=== WHAT THE EXERCISE ASKS ===
Return all lines below containing the word "React".

### DATA

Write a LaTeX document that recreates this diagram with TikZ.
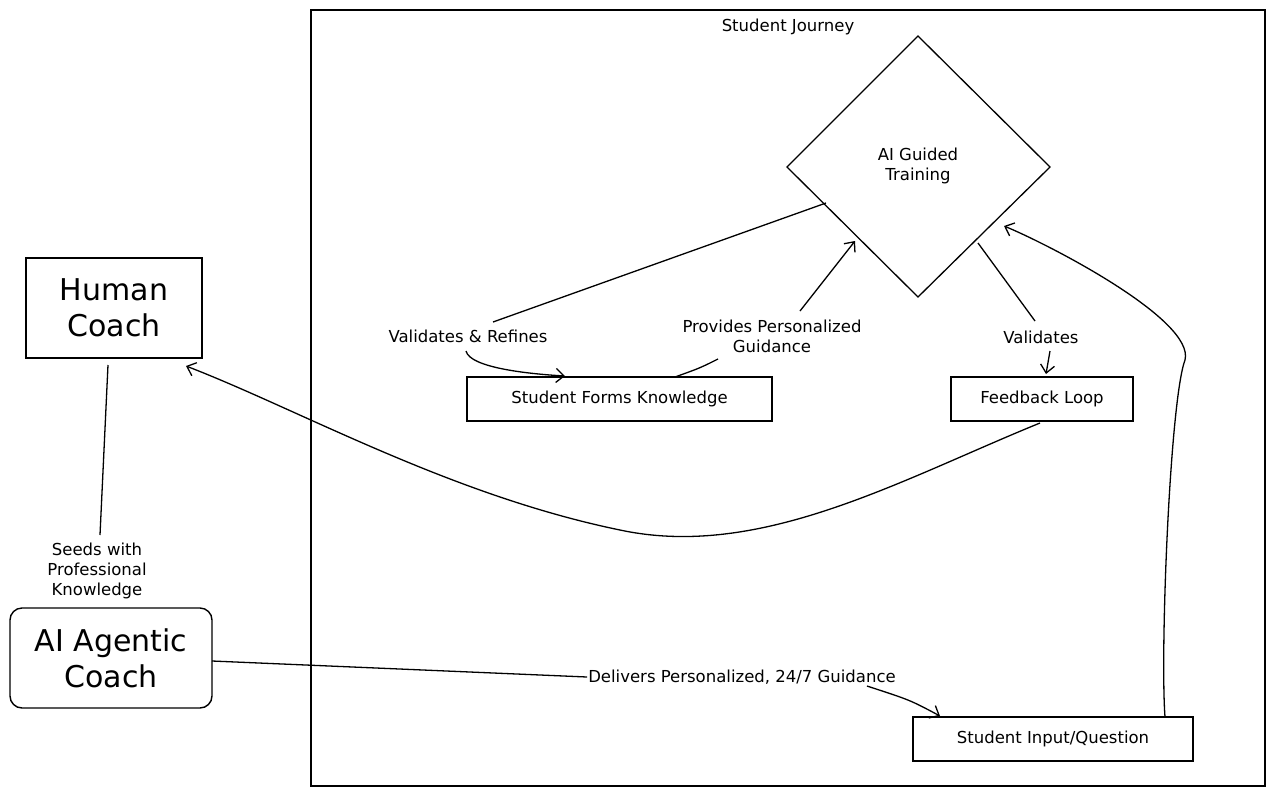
\documentclass[tikz,border=0pt]{standalone}
\usepackage{fontspec}
\setmainfont{DejaVu Sans}
\usetikzlibrary{arrows.meta}
\begin{document}
\begin{tikzpicture}[x=1pt,y=-1pt,
  box/.style={draw,line width=1.4pt,inner sep=0pt},
  lab/.style={font=\fontsize{16.5}{20}\selectfont,align=center,fill=white,inner sep=1pt},
  big/.style={font=\fontsize{30}{36}\selectfont,align=center},
  con/.style={line width=1.3pt},
  arr/.style={con,-{Straight Barb[length=8pt,width=14pt]}}]
\useasboundingbox (0,0) rectangle (1275,796);
\fill[white] (0,0) rectangle (1275,796);
\node[box,minimum width=954pt,minimum height=776pt] (frame) at (788,398) {};
\node[lab] (title) at (788,27) {Student Journey};
\draw[con] (918,36) coordinate (dt) -- (1050,167) coordinate (dr) -- (918,297) coordinate (db) -- (787,167) coordinate (dl) -- cycle;
\node[lab,fill=none] (ai) at (918,166) {AI Guided\\Training};
\node[box,minimum width=176pt,minimum height=100pt,big] (human) at (114,308) {Human\\Coach};
\node[box,rounded corners=12pt,minimum width=202pt,minimum height=100pt,big] (agent) at (111,658) {AI Agentic\\Coach};
\node[box,minimum width=305pt,minimum height=44pt,font=\fontsize{16.5}{20}\selectfont] (sfk) at (619.5,399) {Student Forms Knowledge};
\node[box,minimum width=182pt,minimum height=44pt,font=\fontsize{16.5}{20}\selectfont] (fl) at (1042,399) {Feedback Loop};
\node[box,minimum width=280pt,minimum height=44pt,font=\fontsize{16.5}{20}\selectfont] (siq) at (1053,739) {Student Input/Question};
\node[lab] (vr) at (468,336) {Validates \& Refines};
\node[lab] (ppg) at (772,336) {Provides Personalized\\Guidance};
\node[lab] (val) at (1041,337) {Validates};
\node[lab] (seed) at (97,571) {Seeds with\\Professional\\Knowledge};
\node[lab] (del) at (742,677) {Delivers Personalized, 24/7 Guidance};
% connectors
\coordinate (d1) at (826,203);
\draw[con] (d1) -- (493,322);
\draw[arr] (466,351) .. controls (470,368) and (530,374) .. (565,376);
\draw[con] (675,377) .. controls (700,368) .. (718,359);
\draw[arr] (800,311) -- (855,241);
\draw[con] (978,243) -- (1035,321);
\draw[arr] (1050,351) -- (1046,374);
\draw[arr] (1040,423) .. controls (900,480) and (760,560) .. (620,530) .. controls (450,495) and (300,410) .. (186,366);
\draw[con] (108,365) -- (100,535);
\draw[con] (212,661) -- (del.west);
\draw[arr] (del.east) ++(-30,9) .. controls (910,700) .. (940,716);
\draw[arr] (1165,717) .. controls (1160,650) and (1170,400) .. (1185,360) .. controls (1195,320) and (1050,245) .. (1004,226);
\end{tikzpicture}
\end{document}
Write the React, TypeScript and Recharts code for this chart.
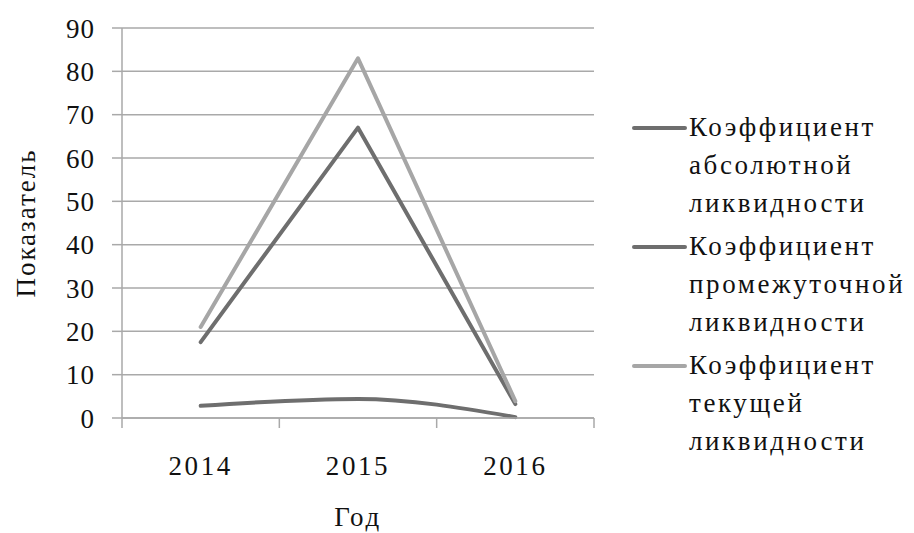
import React from "react";
import { LineChart, Line, XAxis, YAxis, CartesianGrid, Label } from "recharts";

const years = ["2014", "2015", "2016"];
const absoluteRatio = [2.8, 4.4, 0.2];
const intermediateRatio = [17.5, 67, 3.2];
const currentRatio = [21, 83, 3.9];
const yTicks = [0, 10, 20, 30, 40, 50, 60, 70, 80, 90];

const seriesNames = [
  ["Коэффициент", "абсолютной", "ликвидности"],
  ["Коэффициент", "промежуточной", "ликвидности"],
  ["Коэффициент", "текущей", "ликвидности"],
];

const data = years.map((year, i) => ({
  year,
  abs: absoluteRatio[i],
  inter: intermediateRatio[i],
  cur: currentRatio[i],
}));

const W = 914;
const H = 533;
const M = { top: 28, right: 320, bottom: 0, left: 0 };
const Y_AXIS_W = 122;
const X_AXIS_H = 115;
const BAND = (W - M.left - M.right - Y_AXIS_W) / years.length;

const FONT = "'Liberation Serif', 'Times New Roman', Times, serif";
const GRID = "#a9a9a9";
const DARK = "#6e6e6e";
const LIGHT = "#a6a6a6";
const colors = [DARK, DARK, LIGHT];

const textStyle = { fontFamily: FONT, fontSize: 27, letterSpacing: 2.6, fill: "#111" };

// Category labels centred in each band, with tick marks on the band edges
const XTick = (props: any) => {
  const { x, y, payload, index } = props;
  const last = index === years.length - 1;
  return (
    <g>
      <line x1={x - BAND / 2} x2={x - BAND / 2} y1={y} y2={y + 10} stroke={GRID} strokeWidth={1.5} />
      {last && (
        <line x1={x + BAND / 2} x2={x + BAND / 2} y1={y} y2={y + 10} stroke={GRID} strokeWidth={1.5} />
      )}
      <text x={x} y={y + 57} textAnchor="middle" style={textStyle}>
        {payload.value}
      </text>
    </g>
  );
};

// Legend sits to the right of the plot as a plain block
const LegendBox = () => (
  <div
    style={{
      position: "absolute",
      left: 632,
      top: 108,
      fontFamily: FONT,
      fontSize: 27,
      letterSpacing: 2.6,
      color: "#111",
    }}
  >
    {seriesNames.map((lines, i) => (
      <div key={i} style={{ display: "flex", alignItems: "flex-start", marginBottom: 5 }}>
        <div
          style={{
            width: 55,
            height: 4,
            background: colors[i],
            marginTop: 18,
            borderRadius: 2,
            flexShrink: 0,
          }}
        />
        <div style={{ lineHeight: "38px", marginLeft: 2, whiteSpace: "nowrap" }}>
          {lines.map((t, j) => (
            <div key={j}>{t}</div>
          ))}
        </div>
      </div>
    ))}
  </div>
);

export default function App() {
  return (
    <div style={{ position: "absolute", left: 0, top: 0, width: W, height: H, background: "#fff" }}>
      <LineChart width={W} height={H} data={data} margin={M}>
        <CartesianGrid horizontal vertical={false} stroke={GRID} strokeWidth={1.5} />
        <XAxis
          dataKey="year"
          height={X_AXIS_H}
          padding={{ left: BAND / 2, right: BAND / 2 }}
          axisLine={{ stroke: GRID, strokeWidth: 1.5 }}
          tickLine={false}
          tickSize={0}
          tickMargin={0}
          tick={<XTick />}
          interval={0}
        >
          <Label
            content={() => (
              <text x={358} y={526} textAnchor="middle" style={textStyle}>
                Год
              </text>
            )}
          />
        </XAxis>
        <YAxis
          width={Y_AXIS_W}
          domain={[0, 90]}
          ticks={yTicks}
          interval={0}
          axisLine={{ stroke: GRID, strokeWidth: 1.5 }}
          tickLine={{ stroke: GRID, strokeWidth: 1.5 }}
          tickSize={10}
          tickMargin={17}
          tick={{ ...textStyle, letterSpacing: 1 }}
        >
          <Label
            content={() => (
              <text
                x={35}
                y={223}
                textAnchor="middle"
                transform="rotate(-90 35 223)"
                style={{ ...textStyle, letterSpacing: 2 }}
              >
                Показатель
              </text>
            )}
          />
        </YAxis>
        <Line
          type="monotone"
          dataKey="abs"
          stroke={DARK}
          strokeWidth={4}
          dot={false}
          strokeLinecap="round"
          isAnimationActive={false}
        />
        <Line
          type="linear"
          dataKey="inter"
          stroke={DARK}
          strokeWidth={4}
          dot={false}
          strokeLinecap="round"
          strokeLinejoin="round"
          isAnimationActive={false}
        />
        <Line
          type="linear"
          dataKey="cur"
          stroke={LIGHT}
          strokeWidth={4}
          dot={false}
          strokeLinecap="round"
          strokeLinejoin="round"
          isAnimationActive={false}
        />
      </LineChart>
      <LegendBox />
    </div>
  );
}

######

=== RESPONSE BELOW ===
Write the React, TypeScript and Recharts code for this chart.
import React from "react";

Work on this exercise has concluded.